As this pertains to Illinois, arguments have been made that the ERA would have no impact on this area of state policy, given that HB40 already funds abortions using state dollars. This is obviously false, as the ERA would prevent state legislators from reconsidering this policy.

Hyde pointed out in his statements before Congress that the pro abortion movement clearly identified the ERA as an important tool in expanding abortion rights in cases in the late 70s and early 80s.

In 1978 case Hawaii Right to Life v. Chang, the ACLU argued that the state of Hawaii’s ERA secured abortion funding because “abortion is a medical procedure performed only for women. Withdrawing funding for abortions while continuing to reimburse other medical procedures sought from both sexes or only by men would be tantamount to a denial of equal rights on account of sex.”

Similar arguments were made in the 1980 case Moe v. King, also by the ACLU, which is a major proponent of the ERA, and in the 1983 case of Fischer, Planned Parenthood, and others v. Department of Public Affairs, by the American Civil Liberties Foundation of Pennsylvania.

In 1986, the Connecticut Superior Court ruled that the state’s ERA promised taxpayer funding for abortion services, stating that “since only women become pregnant, discrimination against pregnancy by not funding abortions… is sex-oriented discrimination… The court concludes that the regulation that restricts the funding for abortions… violates Connecticut’s Equal Rights Amendment.”

And in 1998, New Mexico’s Supreme Court unanimously ruled that under the state’s ERA, the denial of taxpayer funds for abortions was considered “sex discrimination.” As a result, state Medicaid now funds abortion services in the state of New Mexico.
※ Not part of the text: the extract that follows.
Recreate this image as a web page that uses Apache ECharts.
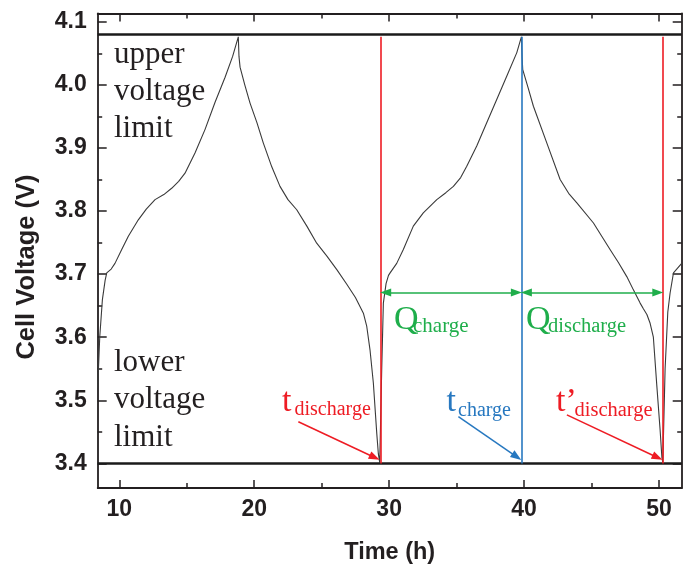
<!DOCTYPE html>
<html><head><meta charset="utf-8">
<script src="https://cdn.jsdelivr.net/npm/echarts@6/dist/echarts.min.js"></script>
<style>html,body{margin:0;padding:0;background:#fff}#c{width:689px;height:567px}</style>
</head><body><div id="c"></div>
<script>
// ---- data ----
const time = [8.4, 8.55, 8.75, 8.95, 9.07, 9.4, 9.68, 10.18, 10.67, 11.41, 12.0, 12.65, 13.3, 13.88, 14.4, 14.87, 15.61, 16.35, 17.09, 17.84, 18.4, 18.82, 18.87, 18.95, 19.3, 19.69, 20.2, 20.67, 21.3, 21.91, 22.5, 23.15, 23.9, 24.63, 25.4, 26.12, 26.86, 27.5, 28.09, 28.34, 28.58, 28.83, 29.08, 29.2, 29.3, 29.45, 29.57, 29.77, 29.95, 30.07, 30.56, 31.05, 31.79, 32.53, 33.53, 34.2, 34.76, 35.3, 35.75, 36.49, 37.23, 37.98, 38.72, 39.46, 39.8, 39.85, 39.9, 40.3, 40.69, 41.68, 42.67, 43.3, 43.91, 45.14, 46.37, 47.0, 47.61, 48.1, 48.6, 48.84, 49.1, 49.34, 49.58, 49.84, 50.08, 50.21, 50.28, 50.45, 50.65, 50.82, 51.07, 51.68];
const voltage = [3.52, 3.60, 3.66, 3.69, 3.702, 3.708, 3.717, 3.739, 3.760, 3.786, 3.803, 3.818, 3.826, 3.836, 3.847, 3.860, 3.892, 3.929, 3.972, 4.012, 4.045, 4.076, 4.045, 4.028, 4.0, 3.971, 3.94, 3.908, 3.87, 3.839, 3.818, 3.802, 3.776, 3.749, 3.728, 3.707, 3.684, 3.663, 3.638, 3.617, 3.580, 3.527, 3.448, 3.415, 3.401, 3.55, 3.654, 3.685, 3.698, 3.702, 3.717, 3.739, 3.776, 3.797, 3.818, 3.829, 3.839, 3.853, 3.871, 3.903, 3.940, 3.977, 4.014, 4.051, 4.076, 4.045, 4.024, 3.995, 3.966, 3.908, 3.850, 3.828, 3.813, 3.781, 3.739, 3.718, 3.696, 3.675, 3.654, 3.645, 3.636, 3.622, 3.600, 3.522, 3.453, 3.410, 3.401, 3.55, 3.640, 3.670, 3.702, 3.717];
const xTicks = [10, 20, 30, 40, 50];
const xMinorTicks = [15, 25, 35, 45];
const yTicks = [3.4, 3.5, 3.6, 3.7, 3.8, 3.9, 4.0, 4.1];
const yMinorTicks = [3.45, 3.55, 3.65, 3.75, 3.85, 3.95, 4.05];
const upperLimit = 4.076;
const lowerLimit = 3.4;
const tDischarge = 29.37;
const tCharge = 39.8;
const tDischarge2 = 50.28;
const qArrowLevel = 3.671;
const xTitle = 'Time (h)';
const yTitle = 'Cell Voltage (V)';

// ---- layout ----
const xMin = 8.4, xMax = 51.68, yMin = 3.361, yMax = 4.113;
const axisColor = '#231f20';
const sans = '"Liberation Sans", Arial, sans-serif';
const serif = '"Liberation Serif", "Times New Roman", serif';
const RED = '#ee1c24', BLUE = '#2778c0', GREEN = '#1fae4b';

function xAx(position, ticks, len, labels, line) {
  const a = {
    type: 'value', position, min: xMin, max: xMax,
    axisLine: {show: line, onZero: false, lineStyle: {color: axisColor, width: 1.8}},
    axisTick: {show: true, inside: true, length: len, customValues: ticks, lineStyle: {color: axisColor, width: 1.5}},
    axisLabel: labels ? {show: true, customValues: ticks, margin: 10, fontFamily: sans, fontWeight: 'bold', fontSize: 23, color: axisColor} : {show: false},
    splitLine: {show: false}
  };
  if (labels) {
    a.name = xTitle; a.nameLocation = 'middle'; a.nameGap = 53;
    a.nameTextStyle = {fontFamily: sans, fontWeight: 'bold', fontSize: 23.5, color: axisColor};
  }
  return a;
}
function yAx(position, ticks, len, labels, line) {
  return {
    type: 'value', position, min: yMin, max: yMax,
    axisLine: {show: line, onZero: false, lineStyle: {color: axisColor, width: 1.8}},
    axisTick: {show: true, inside: true, length: len, customValues: ticks, lineStyle: {color: axisColor, width: 1.5}},
    axisLabel: labels ? {show: true, customValues: ticks, margin: 11, formatter: v => v.toFixed(1), fontFamily: sans, fontWeight: 'bold', fontSize: 23, color: axisColor} : {show: false},
    splitLine: {show: false}
  };
}

const chart = echarts.init(document.getElementById('c'), null, {renderer: 'canvas'});

const lineSt = (c, w) => ({color: c, width: w, type: 'solid'});
const arrowSize = [8, 11];
const pxPerH = 13.49, pxPerV = 630;
const inset = 5 / pxPerH;

function diagArrow(tail, tip, color) {
  const dx = (tip[0] - tail[0]) * pxPerH, dy = (tip[1] - tail[1]) * pxPerV;
  const L = Math.hypot(dx, dy);
  const end = [tip[0] - 5 * dx / L / pxPerH, tip[1] - 5 * dy / L / pxPerV];
  return [
    {coord: tail, symbol: 'none', lineStyle: lineSt(color, 1.5)},
    {coord: end, symbol: 'triangle', symbolSize: arrowSize, lineStyle: lineSt(color, 1.5)}
  ];
}

const arrowTailDis = [23.27, 3.466];
const arrowTailCh = [35.13, 3.474];
const arrowTailDis2 = [43.17, 3.477];

chart.setOption({
  animation: false,
  backgroundColor: '#fff',
  grid: {left: 97.7, right: 7.3, top: 13.5, bottom: 79, outerBoundsMode: 'none'},
  xAxis: [
    xAx('bottom', xTicks, 8, true, true),
    xAx('bottom', xMinorTicks, 5, false, false),
    xAx('top', xTicks, 8, false, true),
    xAx('top', xMinorTicks, 5, false, false)
  ],
  yAxis: [
    yAx('left', yTicks, 9, true, true),
    yAx('left', yMinorTicks, 4.5, false, false),
    yAx('right', yTicks, 9, false, true),
    yAx('right', yMinorTicks, 4.5, false, false)
  ],
  series: [{
    type: 'line',
    data: time.map((t, i) => [t, voltage[i]]),
    showSymbol: false,
    symbol: 'none',
    lineStyle: {color: '#3a3a3a', width: 1.1},
    clip: true,
    z: 3,
    markLine: {
      silent: true, animation: false,
      symbol: ['none', 'none'],
      label: {show: false},
      emphasis: {disabled: true},
      data: [
        {yAxis: upperLimit, lineStyle: lineSt('#1a1a1a', 2.5)},
        {yAxis: lowerLimit, lineStyle: lineSt('#1a1a1a', 2.5)},
        [{coord: [tDischarge, lowerLimit], lineStyle: lineSt(RED, 1.6)}, {coord: [tDischarge, upperLimit], lineStyle: lineSt(RED, 1.6)}],
        [{coord: [tCharge, lowerLimit], lineStyle: lineSt(BLUE, 1.6)}, {coord: [tCharge, upperLimit], lineStyle: lineSt(BLUE, 1.6)}],
        [{coord: [tDischarge2, lowerLimit], lineStyle: lineSt(RED, 1.6)}, {coord: [tDischarge2, upperLimit], lineStyle: lineSt(RED, 1.6)}],
        [{coord: [tDischarge + inset, qArrowLevel], symbol: 'triangle', symbolSize: arrowSize, lineStyle: lineSt(GREEN, 1.5)},
         {coord: [tCharge - inset, qArrowLevel], symbol: 'triangle', symbolSize: arrowSize, lineStyle: lineSt(GREEN, 1.5)}],
        [{coord: [tCharge + inset, qArrowLevel], symbol: 'triangle', symbolSize: arrowSize, lineStyle: lineSt(GREEN, 1.5)},
         {coord: [tDischarge2 - inset, qArrowLevel], symbol: 'triangle', symbolSize: arrowSize, lineStyle: lineSt(GREEN, 1.5)}],
        diagArrow(arrowTailDis, [29.26, 3.406], RED),
        diagArrow(arrowTailCh, [39.76, 3.406], BLUE),
        diagArrow(arrowTailDis2, [50.22, 3.406], RED)
      ]
    }
  }],
  graphic: [
    {type: 'text', x: 27, y: 267, rotation: Math.PI / 2, style: {text: yTitle, fontFamily: sans, fontWeight: 'bold', fontSize: 25.5, fill: axisColor, align: 'center', verticalAlign: 'middle'}},
    {type: 'text', x: 114, y: 36, style: {text: 'upper\nvoltage\nlimit', fontFamily: serif, fontSize: 31, lineHeight: 37, fill: '#231f20', align: 'left', verticalAlign: 'top'}},
    {type: 'text', x: 114, y: 344, style: {text: 'lower\nvoltage\nlimit', fontFamily: serif, fontSize: 31, lineHeight: 37.5, fill: '#231f20', align: 'left', verticalAlign: 'top'}},
    {type: 'text', x: 282, y: 402, style: {text: 't', fontFamily: serif, fontSize: 34, fill: RED, align: 'left', verticalAlign: 'middle'}},
    {type: 'text', x: 294.5, y: 409.8, style: {text: 'discharge', fontFamily: serif, fontSize: 20, fill: RED, align: 'left', verticalAlign: 'middle'}},
    {type: 'text', x: 446.5, y: 402.5, style: {text: 't', fontFamily: serif, fontSize: 34, fill: BLUE, align: 'left', verticalAlign: 'middle'}},
    {type: 'text', x: 458, y: 410.3, style: {text: 'charge', fontFamily: serif, fontSize: 20, fill: BLUE, align: 'left', verticalAlign: 'middle'}},
    {type: 'text', x: 556, y: 402.5, style: {text: 't\u2019', fontFamily: serif, fontSize: 34, fill: RED, align: 'left', verticalAlign: 'middle'}},
    {type: 'text', x: 574.5, y: 410.3, style: {text: 'discharge', fontFamily: serif, fontSize: 20.5, fill: RED, align: 'left', verticalAlign: 'middle'}},
    {type: 'text', x: 394, y: 320.2, style: {text: 'Q', fontFamily: serif, fontSize: 34, fill: GREEN, align: 'left', verticalAlign: 'middle'}},
    {type: 'text', x: 413, y: 326.4, style: {text: 'charge', fontFamily: serif, fontSize: 21, fill: GREEN, align: 'left', verticalAlign: 'middle'}},
    {type: 'text', x: 526, y: 320.2, style: {text: 'Q', fontFamily: serif, fontSize: 34, fill: GREEN, align: 'left', verticalAlign: 'middle'}},
    {type: 'text', x: 548, y: 326.6, style: {text: 'discharge', fontFamily: serif, fontSize: 20.5, fill: GREEN, align: 'left', verticalAlign: 'middle'}}
  ]
});
</script></body></html>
Statements by legal scholars and pro-abortion organizations have supported the fact that the ERA would serve as an important tool for expanding abortion access.

Rutgers law professor and ERA proponent Anne Freedman testified before the Senate Judiciary Subcommittee on the impact the ERA would have on abortion in 1984, saying that “to treat people differently on account of characteristics unique to one sex is to treat them differently on account of their sex.”

Yale Law Professor and ERA proponent Thomas Emerson testified in the same hearing, saying that the ERA would “have an important effect in strengthening abortion rights in America.”

In addition to these statements, pro-abortion groups such as the ACLU, Planned Parenthood, NARAL, the Center for Reproductive Law and Policy, and the NOW Legal Defense and Education Fund have all submitted legal briefs that clarify the ERA’s importance to expanding abortion rights.

It is clear based on these past statements and testimonies by pro-abortion ERA proponents, as well as ERA proponents’ resistance to abortion-neutralizing changes to the ERA, that the expansion of abortion access and the elimination of abortion restrictions is a definitive priority of the ERA. We urge you to take this threat to abortion restrictions very seriously.